In body movement, the coaches made spontaneous choreography and had the skaters follow. After Tchernyshev, Dmitriev and Droutchinina had their turns choreographing, Cohen came onto the ice. She talked about music choice and finding one's comfort and inspiration in the music, specifying her favorites to be classical and Spanish.

Dmitriev then challenged her to improvise a program and put on a bluesy “Pink Panther” CD. Cohen protested slightly that the music was not something she would normally choose, but there is no arguing with Dmitriev. In a stunning performance, Cohen slinked around the ice, hitting deep lunges and oozy hip movements until stopping in front of the campers.

"It's my first time [working with adults]," Cohen said. "They are very different from working with little girls who are 5 or 6 because they really want it, and they are there because they love it. I really felt like they were taking everything in and were interested, so it's more fun to interact with them. It's always great when you have people eager to learn and be able to give them some knowledge that you've accumulated over the years."

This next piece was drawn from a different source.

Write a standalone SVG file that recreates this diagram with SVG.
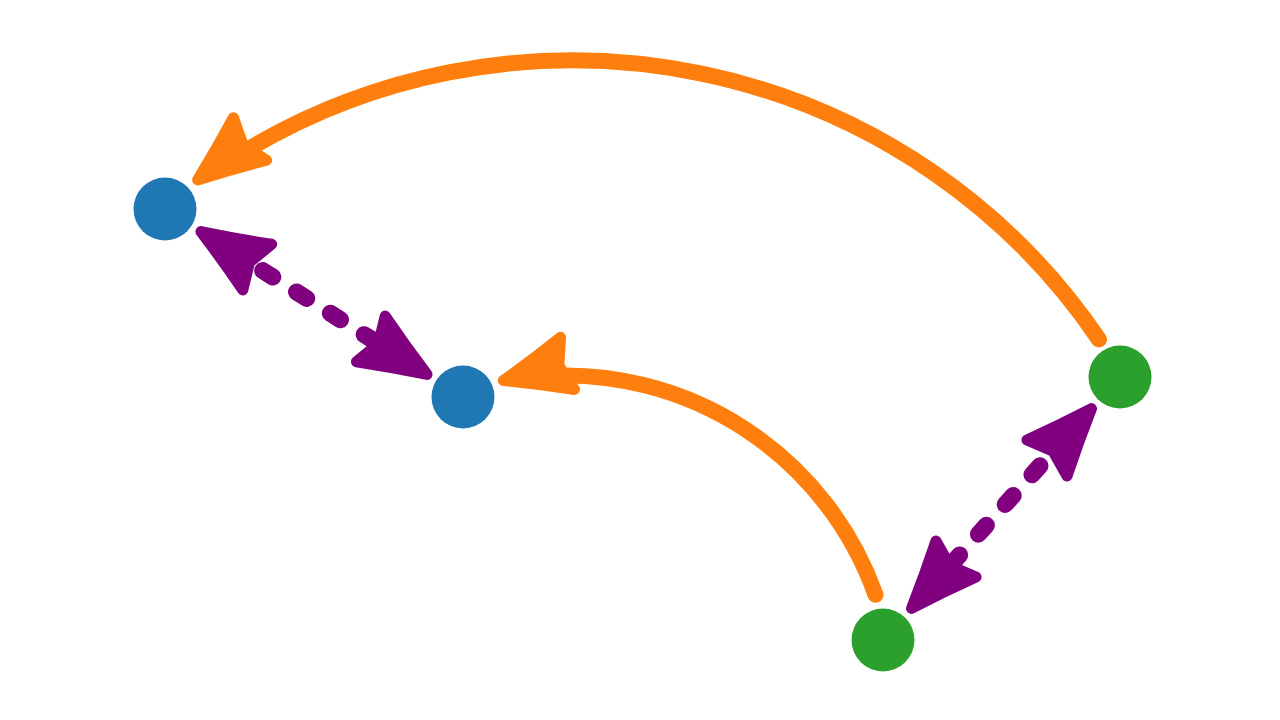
<svg xmlns="http://www.w3.org/2000/svg" xmlns:xlink="http://www.w3.org/1999/xlink" width="1280" height="720" viewBox="0 0 1280 720">
<style>
.o{fill:none;stroke:#ff7f0e;stroke-width:16;stroke-linecap:round}
.p{fill:none;stroke:#800080;stroke-width:17;stroke-linecap:round;stroke-dasharray:12 28}
.ho{fill:#ff7f0e;stroke:#ff7f0e;stroke-width:11;stroke-linejoin:round}
.hp{fill:#800080;stroke:#800080;stroke-width:11;stroke-linejoin:round}
.b{fill:#1f77b4}
.g{fill:#2ca02c}
</style>
<defs>
<path id="head" d="M-5.5,0 Q-40,-13 -72,-27 L-63,0 L-72,27 Q-40,13 -5.5,0 Z"/>
</defs>
<rect width="1280" height="720" fill="#ffffff"/>
<g id="connectors">
<path class="o" d="M1099,339.5 A636,636 0 0 0 231.5,159.5"/>
<use class="ho" href="#head" xlink:href="#head" transform="translate(193.3,183.3) rotate(142)"/>
<path class="o" d="M875.5,594.8 A329.5,329.5 0 0 0 542.6,376.3"/>
<use class="ho" href="#head" xlink:href="#head" transform="translate(498,382) rotate(165)"/>
<path class="p" d="M228.85,249.28 L397.57,355.71"/>
<use class="hp" href="#head" xlink:href="#head" transform="translate(196.3,228.7) rotate(212.24)"/>
<use class="hp" href="#head" xlink:href="#head" transform="translate(431.7,377.3) rotate(32.24)"/>
<path class="p" d="M951.62,563.85 L1058.74,444.99"/>
<use class="hp" href="#head" xlink:href="#head" transform="translate(907.8,612.5) rotate(132.03)"/>
<use class="hp" href="#head" xlink:href="#head" transform="translate(1095.2,404.5) rotate(-47.97)"/>
</g>
<g id="node-blue-1"><circle class="b" cx="165" cy="209" r="31.5"/></g>
<g id="node-blue-2"><circle class="b" cx="463" cy="397" r="31.5"/></g>
<g id="node-green-1"><circle class="g" cx="1120" cy="377" r="31.5"/></g>
<g id="node-green-2"><circle class="g" cx="883" cy="640" r="31.5"/></g>
</svg>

"I really felt like they (the adult skaters) were taking everything in and were interested, so it's more fun to interact with them. It's always great when you have people eager to learn and be able to give them some knowledge that you've accumulated over the years."
Sasha Cohen
The end of the camp was highlighted by the annual Q&A and autograph session. All the coaches took questions on a variety of subjects: the ISU's new judging system, commentators' criticisms, choreographing for programs, picking the right music, conditioning/injury prevention, and hitting an impasse with learning an element. U.S. pairs champions Rena Inoue and John Baldwin were surprise guests, as they were in Hackensack to have their choreography done by Tchernyshev.

The Ice House's director of figure skating, Craig Maurizi, wrapped up the event with thanks to the participants. "As long as U.S. Figure Skating keeps awarding us the camp, we'll keep doing it!" he promised.

Three-time camper Barry Johnson from Atlanta summed the weekend up.

"The camp is just a lot of fun. Seeing people, seeing instructors, getting instructions - just the whole ball of wax is what keeps me coming back, he said. "It's a great facility, and Craig is wonderful. [The weekend] pushes you a little bit, too. Last year I didn't have a toe loop, and I left with a toe loop. This year I don't have a Salchow. I still don't have it yet, but it's getting a little bit better. If I get this, fine. If I don't, I'm getting closer."